At this point, it is unclear how the IRS will treat trusts with multiple beneficiaries, some who are EDBs and some who are not. Hopefully, the IRS will permit the trust to be divided into separate shares for purposes of allowing any minor beneficiaries to qualify as EDBs or permit the payout period to be based on the youngest beneficiary’s status. The payout period is also unclear where the account owner’s remaining payout period is longer than ten-years. The pre-SECURE rules provided that the payout period, once commenced, was the longer of the life expectancy of the account owner and the life expectancy of the designated beneficiary. This should be the rule post-SECURE as well and the IRS is expected to confirm such by regulation in 2021.

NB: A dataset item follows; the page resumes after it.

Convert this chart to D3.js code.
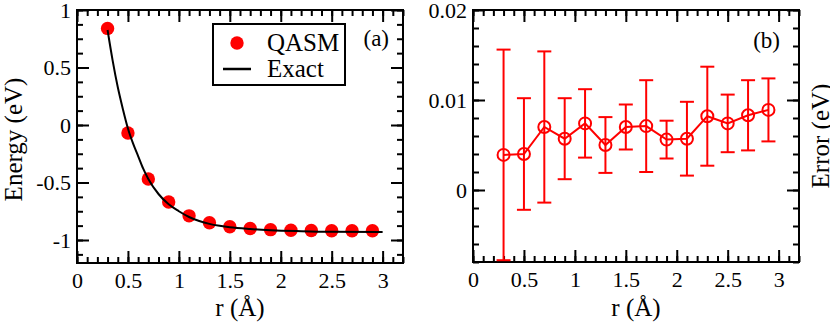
<!DOCTYPE html>
<html>
<head>
<meta charset="utf-8">
<script src="https://cdn.jsdelivr.net/npm/d3@7"></script>
<style>
  body { margin: 0; background: #fff; }
  svg text { font-family: "Liberation Serif", "DejaVu Serif", serif; fill: #000; }
</style>
</head>
<body>
<svg id="chart" width="830" height="324"></svg>
<script>
// QASM energies, panel (a)
const rQasm = [0.3, 0.5, 0.7, 0.9, 1.1, 1.3, 1.5, 1.7, 1.9, 2.1, 2.3, 2.5, 2.7, 2.9];
const eQasm = [0.84, -0.07, -0.47, -0.67, -0.79, -0.85, -0.885, -0.9, -0.91, -0.915, -0.918, -0.92, -0.92, -0.92];

// exact curve, panel (a)
const rExact = [0.3, 0.35, 0.4, 0.45, 0.5, 0.55, 0.6, 0.65, 0.7, 0.8, 0.9, 1.0, 1.1, 1.2, 1.3, 1.4, 1.5, 1.7, 1.9, 2.2, 2.5, 3.0];
const eExact = [0.826, 0.56, 0.33, 0.14, -0.03, -0.16, -0.27, -0.38, -0.47, -0.6, -0.69, -0.75, -0.8, -0.835, -0.86, -0.877, -0.89, -0.905, -0.915, -0.923, -0.928, -0.93];

// error with error bars, panel (b)
const errVal = [0.0039, 0.0040, 0.0070, 0.0057, 0.0074, 0.0050, 0.0070, 0.0071, 0.0056, 0.0057, 0.0082, 0.0074, 0.0083, 0.0089];
const errBar = [0.0117, 0.0062, 0.0084, 0.0045, 0.0038, 0.0031, 0.0025, 0.0051, 0.0021, 0.0041, 0.0055, 0.0032, 0.0039, 0.0035];

const xTicks = [0, 0.5, 1, 1.5, 2, 2.5, 3];
const xTickLabels = ['0', '0.5', '1', '1.5', '2', '2.5', '3'];
const yTicksA = [-1, -0.5, 0, 0.5, 1];
const yTickLabelsA = ['-1', '-0.5', '0', '0.5', '1'];
const yTicksB = [0, 0.01, 0.02];
const yTickLabelsB = ['0', '0.01', '0.02'];

const svg = d3.select('#chart');
const red = '#ff0000';
const serif = '"Liberation Serif", "DejaVu Serif", serif';

function drawFrame(g, x, y, opts) {
  const w = x.range()[1];
  const h = y.range()[0];
  const major = 12;
  const minor = 6;
  const styleAxis = (sel) => {
    sel.attr('font-family', null).attr('font-size', null);
    sel.select('.domain').remove();
    sel.selectAll('line').attr('stroke', '#000').attr('stroke-width', 2);
    sel.selectAll('text').style('font-size', '22px').style('font-family', serif);
  };
  // minor ticks
  g.append('g').attr('transform', `translate(0,${h})`)
    .call(d3.axisBottom(x).tickValues(opts.xMinor).tickSize(-minor).tickFormat(''))
    .call(styleAxis);
  g.append('g')
    .call(d3.axisTop(x).tickValues(opts.xMinor).tickSize(-minor).tickFormat(''))
    .call(styleAxis);
  g.append('g')
    .call(d3.axisLeft(y).tickValues(opts.yMinor).tickSize(-minor).tickFormat(''))
    .call(styleAxis);
  g.append('g').attr('transform', `translate(${w},0)`)
    .call(d3.axisRight(y).tickValues(opts.yMinor).tickSize(-minor).tickFormat(''))
    .call(styleAxis);
  // major ticks
  g.append('g').attr('transform', `translate(0,${h})`)
    .call(d3.axisBottom(x).tickValues(xTicks).tickSize(-major).tickPadding(9)
      .tickFormat((d, i) => xTickLabels[i]))
    .call(styleAxis);
  g.append('g')
    .call(d3.axisTop(x).tickValues(xTicks).tickSize(-major).tickFormat(''))
    .call(styleAxis);
  g.append('g')
    .call(d3.axisLeft(y).tickValues(opts.yTicks).tickSize(-major).tickPadding(6)
      .tickFormat((d, i) => opts.yLabels[i]))
    .call(styleAxis);
  g.append('g').attr('transform', `translate(${w},0)`)
    .call(d3.axisRight(y).tickValues(opts.yTicks).tickSize(-major).tickFormat(''))
    .call(styleAxis);
  g.append('rect')
    .attr('width', w)
    .attr('height', h)
    .attr('fill', 'none')
    .attr('stroke', '#000')
    .attr('stroke-width', 2);
}

// ---- panel (a)
const pa = { left: 77, top: 10, width: 326, height: 253 };
const xa = d3.scaleLinear().domain([0, 3.2]).range([0, pa.width]);
const ya = d3.scaleLinear().domain([-1.2, 1]).range([pa.height, 0]);
const ga = svg.append('g').attr('transform', `translate(${pa.left},${pa.top})`);

drawFrame(ga, xa, ya, {
  xMinor: d3.range(0, 3.21, 0.1),
  yMinor: d3.range(-1.125, 1.01, 0.125),
  yTicks: yTicksA,
  yLabels: yTickLabelsA,
});

ga.append('g')
  .selectAll('circle')
  .data(rQasm)
  .enter()
  .append('circle')
  .attr('cx', d => xa(d))
  .attr('cy', (d, i) => ya(eQasm[i]))
  .attr('r', 6.7)
  .attr('fill', red);

const exactLine = d3.line()
  .x(d => xa(d))
  .y((d, i) => ya(eExact[i]))
  .curve(d3.curveMonotoneX);
ga.append('path')
  .datum(rExact)
  .attr('d', exactLine)
  .attr('fill', 'none')
  .attr('stroke', '#000')
  .attr('stroke-width', 2);

// legend
const legend = ga.append('g').attr('transform', 'translate(136,14)');
legend.append('rect')
  .attr('width', 132).attr('height', 61)
  .attr('fill', '#fff').attr('stroke', '#000').attr('stroke-width', 2);
legend.append('circle').attr('cx', 24).attr('cy', 19).attr('r', 6.7).attr('fill', red);
legend.append('line')
  .attr('x1', 10).attr('x2', 38).attr('y1', 45).attr('y2', 45)
  .attr('stroke', '#000').attr('stroke-width', 2.5);
legend.append('text').attr('x', 54).attr('y', 27).style('font-size', '25px').text('QASM');
legend.append('text').attr('x', 54).attr('y', 53).style('font-size', '25px').text('Exact');

ga.append('text').attr('x', pa.width - 14).attr('y', 36)
  .attr('text-anchor', 'end').style('font-size', '23px').text('(a)');

svg.append('text')
  .attr('transform', `translate(22,${pa.top + pa.height / 2 + 3}) rotate(-90)`)
  .attr('text-anchor', 'middle').style('font-size', '25px').text('Energy (eV)');
svg.append('text')
  .attr('x', pa.left + pa.width / 2).attr('y', 316)
  .attr('text-anchor', 'middle').style('font-size', '25px').text('r (Å)');

// ---- panel (b)
const pb = { left: 473, top: 10, width: 326, height: 252 };
const xb = d3.scaleLinear().domain([0, 3.2]).range([0, pb.width]);
const yb = d3.scaleLinear().domain([-0.008, 0.02]).range([pb.height, 0]);
const gb = svg.append('g').attr('transform', `translate(${pb.left},${pb.top})`);

drawFrame(gb, xb, yb, {
  xMinor: d3.range(0, 3.21, 0.1),
  yMinor: d3.range(-0.008, 0.0201, 0.002),
  yTicks: yTicksB,
  yLabels: yTickLabelsB,
});

const bars = gb.append('g')
  .selectAll('g')
  .data(rQasm)
  .enter()
  .append('g')
  .attr('stroke', red)
  .attr('stroke-width', 2);
bars.append('line')
  .attr('x1', d => xb(d)).attr('x2', d => xb(d))
  .attr('y1', (d, i) => yb(errVal[i] - errBar[i]))
  .attr('y2', (d, i) => yb(errVal[i] + errBar[i]));
bars.append('line')
  .attr('x1', d => xb(d) - 7).attr('x2', d => xb(d) + 7)
  .attr('y1', (d, i) => yb(errVal[i] + errBar[i]))
  .attr('y2', (d, i) => yb(errVal[i] + errBar[i]));
bars.append('line')
  .attr('x1', d => xb(d) - 7).attr('x2', d => xb(d) + 7)
  .attr('y1', (d, i) => yb(errVal[i] - errBar[i]))
  .attr('y2', (d, i) => yb(errVal[i] - errBar[i]));

const errLine = d3.line()
  .x(d => xb(d))
  .y((d, i) => yb(errVal[i]));
gb.append('path')
  .datum(rQasm)
  .attr('d', errLine)
  .attr('fill', 'none')
  .attr('stroke', red)
  .attr('stroke-width', 2);

gb.append('g')
  .selectAll('circle')
  .data(rQasm)
  .enter()
  .append('circle')
  .attr('cx', d => xb(d))
  .attr('cy', (d, i) => yb(errVal[i]))
  .attr('r', 6)
  .attr('fill', 'none')
  .attr('stroke', red)
  .attr('stroke-width', 2);

gb.append('text').attr('x', pb.width - 19).attr('y', 38)
  .attr('text-anchor', 'end').style('font-size', '23px').text('(b)');

svg.append('text')
  .attr('transform', `translate(829,${pb.top + pb.height / 2}) rotate(-90)`)
  .attr('text-anchor', 'middle').style('font-size', '25px').text('Error (eV)');
svg.append('text')
  .attr('x', pb.left + pb.width / 2).attr('y', 316)
  .attr('text-anchor', 'middle').style('font-size', '25px').text('r (Å)');
</script>
</body>
</html>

As part of estate planning discussions for those skeptical of using a trust, it will be important to review the treatment of inherited IRAs in bankruptcy and divorce. In a unanimous decision, the Supreme Court said that inherited IRAs are not retirement funds because a beneficiary cannot add to his or her account and can withdraw his or her account in full without penalty. But the application of the decision to state exemption statutes is not as straightforward as a unanimous decision portends. In In Re Pacheco, 537 B.R. 935 (Bkrtcy. D.Ariz 2015), for example, the Arizona court said that the plain language of the Arizona exemption statute evidenced a deliberate policy to protect inherited IRAs and that Arizona was free to create and implement its own bankruptcy exemptions. The Rhode Island Supreme Court reached a similar result last year. The key point to impress on clients is that this issue is now dependent upon the state law of the debtor’s primary residence.
In conclusion, the SECURE Act offers a new and urgent reason to review client’s IRA planning. Ideally, the IRS will act swiftly to offer guidance on the issues left unresolved by Congress.